ISSUE/MAILING DATE: 8/15/2008
THIS IS A FINAL ACTION.
For the reasons set forth below, the refusal under Trademark Act Section 2(d), 15 U.S.C. §1052(d), is now made FINAL with respect to U.S. Registration No. 2365745. 37 C.F.R. §2.64(a).
The mark was refused under Trademark Act Section 2(d), 15 U.S.C. §1052(d), because the applicant's mark, when used on or in connection with the identified goods, so resembles the mark in U.S. Registration No. 2365745 as to be likely to cause confusion, to cause mistake, or to deceive. TMEP section 1207.
Applicant’s mark is EL CAPITAN for “Brewed malt-based alcoholic beverage in the nature of a beer; Malt liquor” and the registrant’s mark is EL CAPITAN for “Concession stands featuring beverages, snack foods, candies and baked goods; Entertainment services in the nature of live stage productions and other live entertainment in the nature of live instrumental, musical, live comedy and live drama, live musical variety and dance performances.”

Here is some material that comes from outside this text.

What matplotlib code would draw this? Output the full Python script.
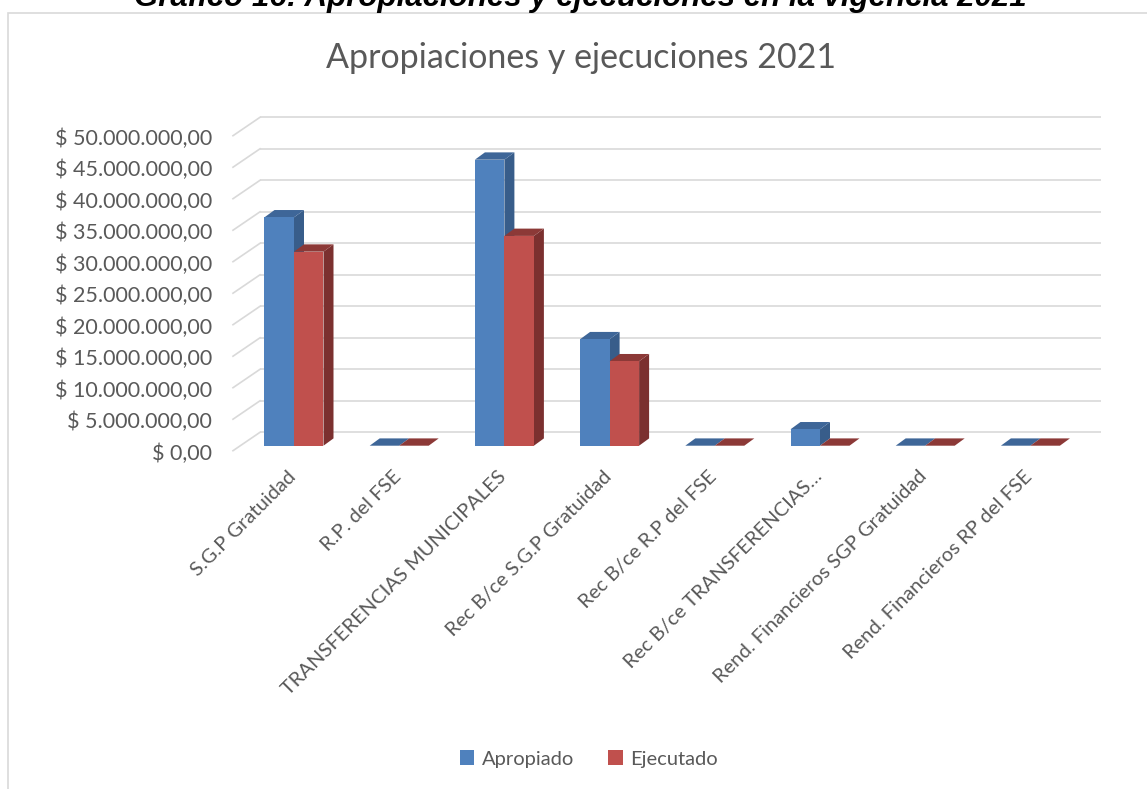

As noted in the prior Office action, the marks are identical. If the marks of the respective parties are identical, the relationship between the goods and/or services of the respective parties need not be as close to support a finding of likelihood of confusion as might apply where differences exist between the marks. In re Opus One Inc., 60 USPQ2d 1812, 1815 (TTAB 2001); Amcor, Inc. v. Amcor Indus., Inc., 210 USPQ 70, 78 (TTAB 1981); TMEP §1207.01(a).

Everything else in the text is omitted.